*Prompt*. Copy from the first line below down to and including the line with "const lowEqm = [0.66, 0.44];". Skip the pictures.

*Dataset extract*.

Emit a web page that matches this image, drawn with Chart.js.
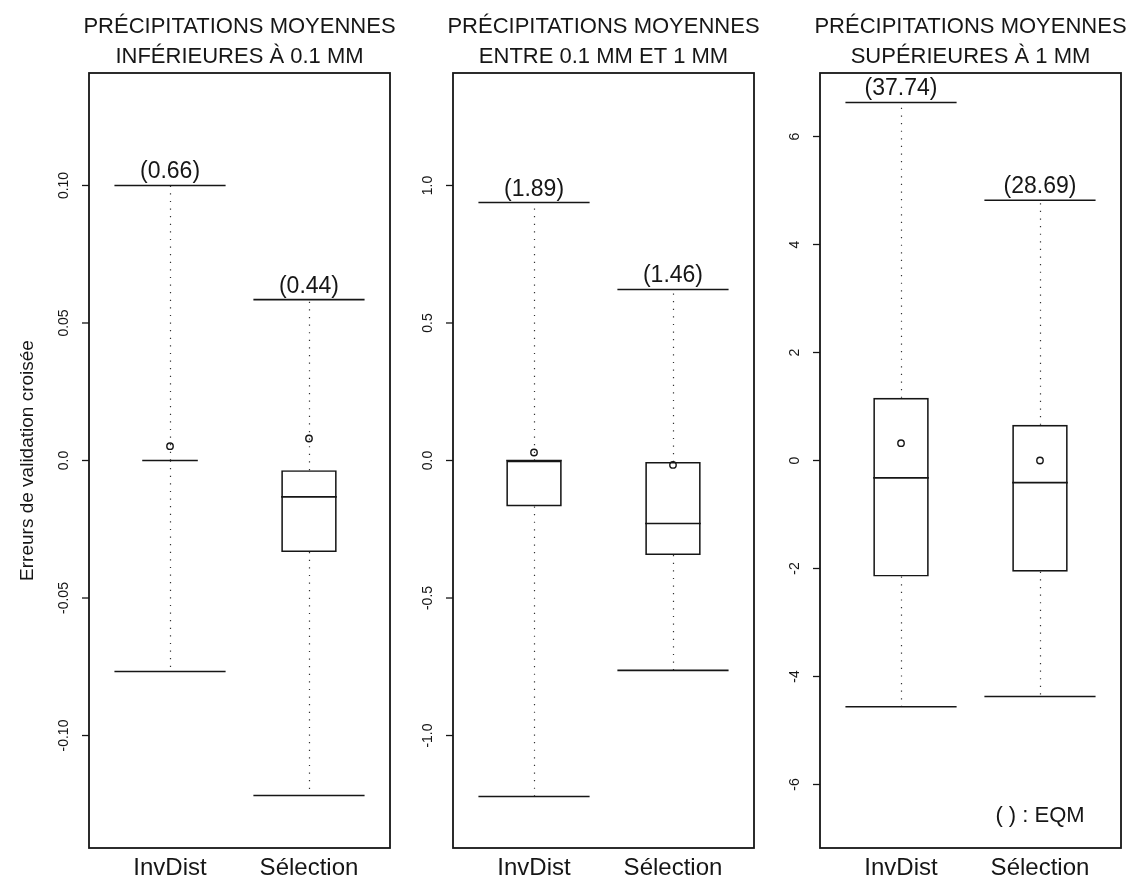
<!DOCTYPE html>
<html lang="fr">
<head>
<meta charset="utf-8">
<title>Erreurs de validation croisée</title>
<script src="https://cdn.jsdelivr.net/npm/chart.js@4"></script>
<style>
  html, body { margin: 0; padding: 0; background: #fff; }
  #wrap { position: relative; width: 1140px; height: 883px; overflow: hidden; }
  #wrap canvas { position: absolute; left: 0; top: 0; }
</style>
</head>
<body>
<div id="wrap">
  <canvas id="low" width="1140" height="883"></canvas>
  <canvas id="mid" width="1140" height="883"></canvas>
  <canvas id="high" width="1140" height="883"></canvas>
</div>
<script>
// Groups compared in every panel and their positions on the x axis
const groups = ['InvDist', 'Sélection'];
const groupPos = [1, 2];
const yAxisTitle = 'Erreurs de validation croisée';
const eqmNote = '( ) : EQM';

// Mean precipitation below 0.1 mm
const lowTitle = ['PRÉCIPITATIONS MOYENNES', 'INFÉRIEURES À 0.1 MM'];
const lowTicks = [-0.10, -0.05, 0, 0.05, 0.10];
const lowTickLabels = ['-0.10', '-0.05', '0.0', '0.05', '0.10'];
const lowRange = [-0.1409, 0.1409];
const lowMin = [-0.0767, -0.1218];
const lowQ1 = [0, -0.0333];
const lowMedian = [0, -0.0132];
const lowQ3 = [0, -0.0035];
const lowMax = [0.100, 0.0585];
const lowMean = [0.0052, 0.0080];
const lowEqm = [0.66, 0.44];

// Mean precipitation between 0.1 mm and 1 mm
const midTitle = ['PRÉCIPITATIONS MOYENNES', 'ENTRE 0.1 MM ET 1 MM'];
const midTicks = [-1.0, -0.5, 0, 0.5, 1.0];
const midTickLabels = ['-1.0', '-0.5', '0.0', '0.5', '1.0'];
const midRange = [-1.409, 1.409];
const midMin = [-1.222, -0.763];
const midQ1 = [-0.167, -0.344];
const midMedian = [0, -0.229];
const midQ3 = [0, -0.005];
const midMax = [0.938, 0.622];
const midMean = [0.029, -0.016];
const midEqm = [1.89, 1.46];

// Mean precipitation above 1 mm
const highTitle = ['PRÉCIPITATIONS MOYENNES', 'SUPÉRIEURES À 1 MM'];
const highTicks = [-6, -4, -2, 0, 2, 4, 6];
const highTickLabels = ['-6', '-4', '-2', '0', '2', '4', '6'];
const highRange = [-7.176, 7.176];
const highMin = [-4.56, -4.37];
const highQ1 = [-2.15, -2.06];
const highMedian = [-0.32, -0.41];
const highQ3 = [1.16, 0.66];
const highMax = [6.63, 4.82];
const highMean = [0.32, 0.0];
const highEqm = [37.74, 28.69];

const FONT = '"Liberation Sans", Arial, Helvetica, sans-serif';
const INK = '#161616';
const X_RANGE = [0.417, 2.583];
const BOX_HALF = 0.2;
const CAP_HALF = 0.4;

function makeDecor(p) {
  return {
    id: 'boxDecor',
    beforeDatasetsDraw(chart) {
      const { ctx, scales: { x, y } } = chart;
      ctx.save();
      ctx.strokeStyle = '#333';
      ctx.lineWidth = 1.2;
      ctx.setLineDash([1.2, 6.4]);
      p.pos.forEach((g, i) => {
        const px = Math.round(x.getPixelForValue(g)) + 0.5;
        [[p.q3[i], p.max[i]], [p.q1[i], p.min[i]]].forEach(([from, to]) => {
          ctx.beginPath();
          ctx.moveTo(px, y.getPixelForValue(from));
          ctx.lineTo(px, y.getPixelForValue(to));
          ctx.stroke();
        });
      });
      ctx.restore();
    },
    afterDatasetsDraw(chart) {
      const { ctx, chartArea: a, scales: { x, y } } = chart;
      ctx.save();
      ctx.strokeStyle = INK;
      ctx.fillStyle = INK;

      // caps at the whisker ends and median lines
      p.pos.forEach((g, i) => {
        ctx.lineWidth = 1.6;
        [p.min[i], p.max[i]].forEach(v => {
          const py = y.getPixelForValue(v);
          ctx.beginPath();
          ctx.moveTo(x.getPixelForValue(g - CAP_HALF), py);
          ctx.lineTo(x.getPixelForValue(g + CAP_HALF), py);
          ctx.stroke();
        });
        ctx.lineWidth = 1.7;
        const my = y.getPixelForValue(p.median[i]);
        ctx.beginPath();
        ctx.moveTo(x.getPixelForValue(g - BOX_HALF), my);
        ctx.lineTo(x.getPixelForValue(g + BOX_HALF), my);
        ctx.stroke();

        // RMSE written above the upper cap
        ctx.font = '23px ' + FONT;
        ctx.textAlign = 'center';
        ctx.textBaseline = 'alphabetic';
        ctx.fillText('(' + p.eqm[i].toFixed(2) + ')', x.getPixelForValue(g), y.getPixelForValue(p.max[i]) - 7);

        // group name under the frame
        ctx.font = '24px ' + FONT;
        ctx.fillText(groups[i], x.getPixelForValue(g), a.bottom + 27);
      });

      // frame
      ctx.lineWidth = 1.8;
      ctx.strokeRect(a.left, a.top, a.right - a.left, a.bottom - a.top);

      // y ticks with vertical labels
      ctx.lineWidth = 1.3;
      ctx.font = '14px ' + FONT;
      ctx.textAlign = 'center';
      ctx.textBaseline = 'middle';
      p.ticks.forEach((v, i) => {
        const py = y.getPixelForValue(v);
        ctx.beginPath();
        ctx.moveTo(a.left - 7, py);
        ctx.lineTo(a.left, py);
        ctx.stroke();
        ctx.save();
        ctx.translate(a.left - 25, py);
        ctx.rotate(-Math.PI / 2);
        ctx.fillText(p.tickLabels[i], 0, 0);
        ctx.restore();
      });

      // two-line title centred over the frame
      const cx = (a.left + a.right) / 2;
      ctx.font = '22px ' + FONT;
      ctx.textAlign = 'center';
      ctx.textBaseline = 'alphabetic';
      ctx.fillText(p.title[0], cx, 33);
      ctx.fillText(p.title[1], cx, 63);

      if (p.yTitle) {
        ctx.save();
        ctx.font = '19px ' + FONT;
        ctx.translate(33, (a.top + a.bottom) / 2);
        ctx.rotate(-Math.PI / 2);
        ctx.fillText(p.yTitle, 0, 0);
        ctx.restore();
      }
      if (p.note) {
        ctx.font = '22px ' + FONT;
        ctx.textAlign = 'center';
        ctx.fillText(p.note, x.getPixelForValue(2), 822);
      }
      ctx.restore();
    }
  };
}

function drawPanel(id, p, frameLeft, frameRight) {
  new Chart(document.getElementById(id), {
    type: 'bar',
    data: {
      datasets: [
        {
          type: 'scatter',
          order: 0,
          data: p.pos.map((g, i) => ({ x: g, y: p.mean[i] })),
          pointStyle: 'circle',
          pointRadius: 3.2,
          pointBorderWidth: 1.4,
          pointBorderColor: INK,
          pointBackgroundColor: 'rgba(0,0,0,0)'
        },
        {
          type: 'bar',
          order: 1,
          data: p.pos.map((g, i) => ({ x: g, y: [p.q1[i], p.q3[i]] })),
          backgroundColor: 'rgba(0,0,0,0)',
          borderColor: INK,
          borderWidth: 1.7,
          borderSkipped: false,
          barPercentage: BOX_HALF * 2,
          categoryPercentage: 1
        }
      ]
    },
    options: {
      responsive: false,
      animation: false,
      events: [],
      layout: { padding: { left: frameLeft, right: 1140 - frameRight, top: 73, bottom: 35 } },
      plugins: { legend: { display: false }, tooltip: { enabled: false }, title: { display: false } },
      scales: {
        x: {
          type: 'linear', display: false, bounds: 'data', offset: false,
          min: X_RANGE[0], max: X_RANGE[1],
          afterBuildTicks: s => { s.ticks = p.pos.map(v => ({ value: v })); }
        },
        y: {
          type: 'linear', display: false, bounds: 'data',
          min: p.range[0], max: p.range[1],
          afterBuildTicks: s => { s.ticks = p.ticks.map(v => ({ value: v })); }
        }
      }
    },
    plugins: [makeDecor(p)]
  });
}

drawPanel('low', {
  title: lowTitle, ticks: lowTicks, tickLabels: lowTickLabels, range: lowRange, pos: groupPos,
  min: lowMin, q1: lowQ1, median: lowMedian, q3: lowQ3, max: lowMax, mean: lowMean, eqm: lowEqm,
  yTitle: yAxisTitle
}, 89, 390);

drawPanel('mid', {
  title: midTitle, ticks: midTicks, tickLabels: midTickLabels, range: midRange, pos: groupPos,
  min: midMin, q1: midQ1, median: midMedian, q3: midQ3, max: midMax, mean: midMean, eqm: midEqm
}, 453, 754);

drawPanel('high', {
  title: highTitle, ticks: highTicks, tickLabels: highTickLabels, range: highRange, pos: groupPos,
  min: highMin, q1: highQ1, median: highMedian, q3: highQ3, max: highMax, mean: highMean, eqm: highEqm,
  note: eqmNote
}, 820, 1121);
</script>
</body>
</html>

*Written reply*.
Emit a web page that matches this image, drawn with Chart.js.
<!DOCTYPE html>
<html lang="fr">
<head>
<meta charset="utf-8">
<title>Erreurs de validation croisée</title>
<script src="https://cdn.jsdelivr.net/npm/chart.js@4"></script>
<style>
  html, body { margin: 0; padding: 0; background: #fff; }
  #wrap { position: relative; width: 1140px; height: 883px; overflow: hidden; }
  #wrap canvas { position: absolute; left: 0; top: 0; }
</style>
</head>
<body>
<div id="wrap">
  <canvas id="low" width="1140" height="883"></canvas>
  <canvas id="mid" width="1140" height="883"></canvas>
  <canvas id="high" width="1140" height="883"></canvas>
</div>
<script>
// Groups compared in every panel and their positions on the x axis
const groups = ['InvDist', 'Sélection'];
const groupPos = [1, 2];
const yAxisTitle = 'Erreurs de validation croisée';
const eqmNote = '( ) : EQM';

// Mean precipitation below 0.1 mm
const lowTitle = ['PRÉCIPITATIONS MOYENNES', 'INFÉRIEURES À 0.1 MM'];
const lowTicks = [-0.10, -0.05, 0, 0.05, 0.10];
const lowTickLabels = ['-0.10', '-0.05', '0.0', '0.05', '0.10'];
const lowRange = [-0.1409, 0.1409];
const lowMin = [-0.0767, -0.1218];
const lowQ1 = [0, -0.0333];
const lowMedian = [0, -0.0132];
const lowQ3 = [0, -0.0035];
const lowMax = [0.100, 0.0585];
const lowMean = [0.0052, 0.0080];
const lowEqm = [0.66, 0.44];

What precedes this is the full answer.